Problem requirements - Pick out every line that holds the string "draw" and copy it.

[Entries shown start]

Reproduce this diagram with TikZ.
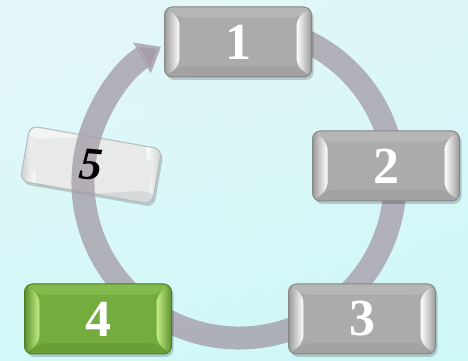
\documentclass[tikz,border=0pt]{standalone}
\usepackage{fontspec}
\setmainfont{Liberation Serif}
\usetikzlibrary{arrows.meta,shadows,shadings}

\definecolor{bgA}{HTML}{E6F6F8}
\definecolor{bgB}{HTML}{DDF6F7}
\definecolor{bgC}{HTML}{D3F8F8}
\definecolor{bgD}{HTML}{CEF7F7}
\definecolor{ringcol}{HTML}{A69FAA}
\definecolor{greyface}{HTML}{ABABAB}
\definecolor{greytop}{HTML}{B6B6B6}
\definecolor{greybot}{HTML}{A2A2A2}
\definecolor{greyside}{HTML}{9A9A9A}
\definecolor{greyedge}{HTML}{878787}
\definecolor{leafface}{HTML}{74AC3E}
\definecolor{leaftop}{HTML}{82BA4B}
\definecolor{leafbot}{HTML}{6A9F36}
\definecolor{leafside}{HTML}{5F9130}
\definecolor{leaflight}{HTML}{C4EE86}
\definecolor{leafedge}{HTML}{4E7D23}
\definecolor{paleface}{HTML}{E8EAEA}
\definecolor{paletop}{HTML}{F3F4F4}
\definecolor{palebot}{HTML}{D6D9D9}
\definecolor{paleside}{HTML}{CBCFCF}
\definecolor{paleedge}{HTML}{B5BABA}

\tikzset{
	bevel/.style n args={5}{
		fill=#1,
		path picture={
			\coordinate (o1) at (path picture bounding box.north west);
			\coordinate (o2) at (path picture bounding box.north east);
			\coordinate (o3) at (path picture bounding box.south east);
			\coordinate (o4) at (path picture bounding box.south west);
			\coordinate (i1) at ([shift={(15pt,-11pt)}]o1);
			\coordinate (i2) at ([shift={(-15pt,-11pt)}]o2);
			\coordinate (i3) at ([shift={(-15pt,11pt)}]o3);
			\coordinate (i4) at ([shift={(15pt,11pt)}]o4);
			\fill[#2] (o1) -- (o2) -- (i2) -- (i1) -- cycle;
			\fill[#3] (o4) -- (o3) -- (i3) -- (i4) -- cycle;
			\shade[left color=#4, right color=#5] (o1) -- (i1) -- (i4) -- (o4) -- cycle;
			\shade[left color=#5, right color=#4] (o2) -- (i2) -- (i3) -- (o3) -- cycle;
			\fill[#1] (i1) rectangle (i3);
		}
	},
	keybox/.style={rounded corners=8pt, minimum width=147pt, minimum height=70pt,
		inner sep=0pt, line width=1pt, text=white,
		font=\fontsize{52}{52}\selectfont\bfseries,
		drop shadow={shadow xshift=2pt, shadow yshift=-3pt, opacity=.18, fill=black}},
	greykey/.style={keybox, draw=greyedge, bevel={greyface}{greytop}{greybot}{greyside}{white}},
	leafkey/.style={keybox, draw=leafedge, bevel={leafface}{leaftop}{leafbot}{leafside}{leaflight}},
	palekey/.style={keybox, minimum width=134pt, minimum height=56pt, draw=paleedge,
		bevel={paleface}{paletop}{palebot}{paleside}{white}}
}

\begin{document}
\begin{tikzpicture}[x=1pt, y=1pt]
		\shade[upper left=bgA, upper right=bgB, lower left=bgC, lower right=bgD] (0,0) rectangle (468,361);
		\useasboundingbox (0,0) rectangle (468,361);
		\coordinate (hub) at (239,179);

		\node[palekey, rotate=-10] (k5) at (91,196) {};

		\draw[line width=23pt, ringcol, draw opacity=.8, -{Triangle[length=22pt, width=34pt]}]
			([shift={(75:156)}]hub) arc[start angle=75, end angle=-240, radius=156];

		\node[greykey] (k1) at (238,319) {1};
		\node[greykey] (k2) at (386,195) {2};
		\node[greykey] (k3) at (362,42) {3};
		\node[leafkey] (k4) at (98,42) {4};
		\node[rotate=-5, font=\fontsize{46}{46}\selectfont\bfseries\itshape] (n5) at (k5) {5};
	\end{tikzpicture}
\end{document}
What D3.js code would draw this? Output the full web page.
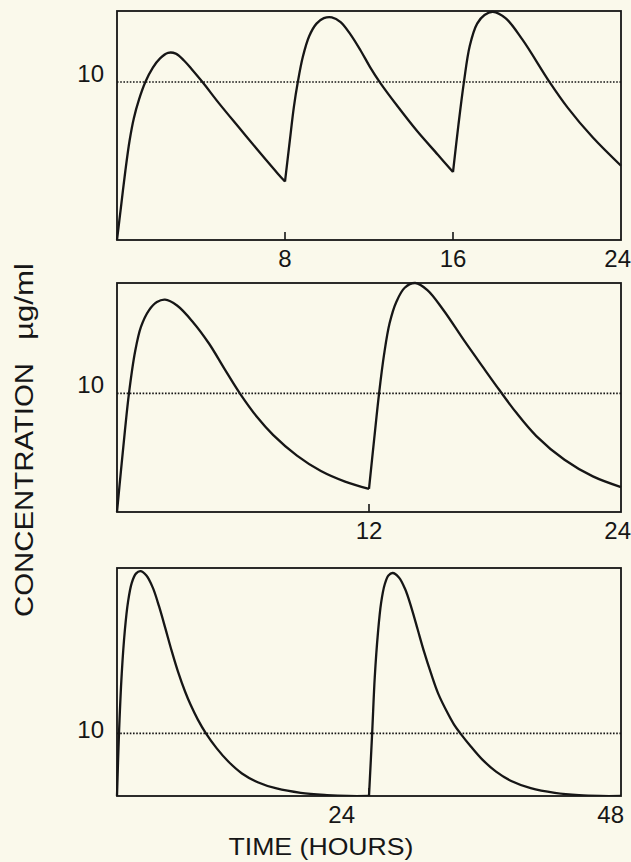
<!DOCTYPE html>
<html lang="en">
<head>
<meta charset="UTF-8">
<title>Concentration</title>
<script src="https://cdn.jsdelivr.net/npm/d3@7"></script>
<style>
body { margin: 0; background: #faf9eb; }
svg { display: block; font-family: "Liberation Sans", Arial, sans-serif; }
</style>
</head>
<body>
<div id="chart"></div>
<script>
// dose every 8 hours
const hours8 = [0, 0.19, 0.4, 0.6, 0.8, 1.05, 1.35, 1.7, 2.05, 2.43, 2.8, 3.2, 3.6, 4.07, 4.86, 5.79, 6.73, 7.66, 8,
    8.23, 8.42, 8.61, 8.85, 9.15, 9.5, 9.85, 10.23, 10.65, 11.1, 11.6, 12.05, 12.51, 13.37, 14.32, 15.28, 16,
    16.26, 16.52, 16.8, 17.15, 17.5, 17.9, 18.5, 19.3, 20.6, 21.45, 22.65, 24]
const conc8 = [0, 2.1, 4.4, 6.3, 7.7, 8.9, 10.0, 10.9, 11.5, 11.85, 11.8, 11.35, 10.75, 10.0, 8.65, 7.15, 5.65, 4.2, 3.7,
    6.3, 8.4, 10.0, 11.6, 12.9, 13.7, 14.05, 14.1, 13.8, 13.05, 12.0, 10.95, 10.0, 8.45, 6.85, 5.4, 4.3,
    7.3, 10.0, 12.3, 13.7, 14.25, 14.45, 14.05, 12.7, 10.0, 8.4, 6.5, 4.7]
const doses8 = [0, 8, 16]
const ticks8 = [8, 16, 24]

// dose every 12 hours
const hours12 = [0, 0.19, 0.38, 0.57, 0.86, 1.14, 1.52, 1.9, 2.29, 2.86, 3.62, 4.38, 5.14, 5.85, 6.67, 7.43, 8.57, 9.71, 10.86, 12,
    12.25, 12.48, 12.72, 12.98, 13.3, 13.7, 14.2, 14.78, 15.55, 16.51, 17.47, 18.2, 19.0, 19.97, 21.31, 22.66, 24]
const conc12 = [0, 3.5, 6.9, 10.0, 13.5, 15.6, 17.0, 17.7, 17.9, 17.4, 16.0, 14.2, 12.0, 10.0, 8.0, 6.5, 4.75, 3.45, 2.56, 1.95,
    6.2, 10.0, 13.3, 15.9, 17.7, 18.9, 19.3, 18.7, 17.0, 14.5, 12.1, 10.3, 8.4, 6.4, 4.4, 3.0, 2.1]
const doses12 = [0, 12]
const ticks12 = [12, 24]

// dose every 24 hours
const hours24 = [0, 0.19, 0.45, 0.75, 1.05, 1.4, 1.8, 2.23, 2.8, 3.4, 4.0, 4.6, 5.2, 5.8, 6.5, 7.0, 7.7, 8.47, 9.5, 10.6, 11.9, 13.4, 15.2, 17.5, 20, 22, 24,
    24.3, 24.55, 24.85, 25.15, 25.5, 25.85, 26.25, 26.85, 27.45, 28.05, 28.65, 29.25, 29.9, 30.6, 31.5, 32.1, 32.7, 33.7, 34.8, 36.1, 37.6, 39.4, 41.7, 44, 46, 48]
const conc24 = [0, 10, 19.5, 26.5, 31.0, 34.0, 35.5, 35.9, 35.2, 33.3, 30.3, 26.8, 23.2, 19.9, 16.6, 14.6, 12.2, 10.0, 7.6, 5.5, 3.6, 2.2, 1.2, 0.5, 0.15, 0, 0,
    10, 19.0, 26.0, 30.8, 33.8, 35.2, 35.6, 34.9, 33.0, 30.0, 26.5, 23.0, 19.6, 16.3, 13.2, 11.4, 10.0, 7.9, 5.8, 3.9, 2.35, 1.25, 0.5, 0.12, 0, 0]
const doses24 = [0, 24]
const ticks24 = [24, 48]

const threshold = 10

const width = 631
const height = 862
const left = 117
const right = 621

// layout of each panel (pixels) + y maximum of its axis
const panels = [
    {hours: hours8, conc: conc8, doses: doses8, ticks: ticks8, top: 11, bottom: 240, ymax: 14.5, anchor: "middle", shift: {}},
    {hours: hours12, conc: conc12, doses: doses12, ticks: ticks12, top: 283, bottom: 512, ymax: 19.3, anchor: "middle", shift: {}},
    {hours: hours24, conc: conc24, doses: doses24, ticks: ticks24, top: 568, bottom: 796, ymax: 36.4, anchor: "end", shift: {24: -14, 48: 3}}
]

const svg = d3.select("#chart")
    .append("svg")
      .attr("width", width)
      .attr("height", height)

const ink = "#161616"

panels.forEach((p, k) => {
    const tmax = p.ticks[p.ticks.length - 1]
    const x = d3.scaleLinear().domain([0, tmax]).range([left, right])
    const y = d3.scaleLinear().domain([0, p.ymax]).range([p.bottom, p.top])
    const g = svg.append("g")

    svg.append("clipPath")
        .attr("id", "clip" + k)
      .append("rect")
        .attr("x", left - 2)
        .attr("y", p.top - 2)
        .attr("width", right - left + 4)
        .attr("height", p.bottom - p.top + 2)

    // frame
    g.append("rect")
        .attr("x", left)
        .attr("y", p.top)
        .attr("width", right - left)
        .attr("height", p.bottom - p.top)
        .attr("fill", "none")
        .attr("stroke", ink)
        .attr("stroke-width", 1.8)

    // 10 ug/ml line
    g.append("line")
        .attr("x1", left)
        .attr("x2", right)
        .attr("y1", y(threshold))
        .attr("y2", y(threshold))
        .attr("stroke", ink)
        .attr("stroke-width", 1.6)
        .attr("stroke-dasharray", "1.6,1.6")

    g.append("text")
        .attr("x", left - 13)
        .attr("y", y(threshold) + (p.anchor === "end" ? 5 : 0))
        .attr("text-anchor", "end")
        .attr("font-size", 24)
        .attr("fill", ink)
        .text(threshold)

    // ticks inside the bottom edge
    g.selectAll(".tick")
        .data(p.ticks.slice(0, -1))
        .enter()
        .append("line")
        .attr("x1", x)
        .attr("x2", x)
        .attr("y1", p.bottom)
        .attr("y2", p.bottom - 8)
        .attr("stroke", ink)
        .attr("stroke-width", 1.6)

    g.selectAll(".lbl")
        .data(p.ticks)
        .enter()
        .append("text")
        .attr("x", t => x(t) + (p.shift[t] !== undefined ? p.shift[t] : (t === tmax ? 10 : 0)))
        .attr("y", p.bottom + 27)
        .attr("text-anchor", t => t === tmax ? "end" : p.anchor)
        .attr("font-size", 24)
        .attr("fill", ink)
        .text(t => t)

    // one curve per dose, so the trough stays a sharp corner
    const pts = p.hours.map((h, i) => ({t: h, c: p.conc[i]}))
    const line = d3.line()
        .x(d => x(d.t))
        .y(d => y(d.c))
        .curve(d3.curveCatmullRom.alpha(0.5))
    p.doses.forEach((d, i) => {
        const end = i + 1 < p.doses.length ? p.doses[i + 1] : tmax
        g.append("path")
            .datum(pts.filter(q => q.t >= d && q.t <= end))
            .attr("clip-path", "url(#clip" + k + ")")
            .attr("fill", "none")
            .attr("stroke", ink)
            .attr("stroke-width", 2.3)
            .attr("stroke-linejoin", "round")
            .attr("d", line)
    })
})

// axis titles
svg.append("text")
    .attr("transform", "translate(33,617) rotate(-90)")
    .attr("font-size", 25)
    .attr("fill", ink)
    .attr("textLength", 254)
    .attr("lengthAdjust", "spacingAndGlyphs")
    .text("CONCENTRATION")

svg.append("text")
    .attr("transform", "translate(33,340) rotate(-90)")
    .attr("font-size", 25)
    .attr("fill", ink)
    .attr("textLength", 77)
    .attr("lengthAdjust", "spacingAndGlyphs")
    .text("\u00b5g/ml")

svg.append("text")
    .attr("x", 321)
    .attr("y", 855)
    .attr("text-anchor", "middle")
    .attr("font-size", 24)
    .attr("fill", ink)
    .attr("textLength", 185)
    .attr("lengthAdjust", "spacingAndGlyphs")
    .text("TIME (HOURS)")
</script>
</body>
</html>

[Entries shown end]

Task answer -
	greykey/.style={keybox, draw=greyedge, bevel={greyface}{greytop}{greybot}{greyside}{white}},
	leafkey/.style={keybox, draw=leafedge, bevel={leafface}{leaftop}{leafbot}{leafside}{leaflight}},
	palekey/.style={keybox, minimum width=134pt, minimum height=56pt, draw=paleedge,
		\draw[line width=23pt, ringcol, draw opacity=.8, -{Triangle[length=22pt, width=34pt]}]
What D3.js code would draw this? Output the full web page.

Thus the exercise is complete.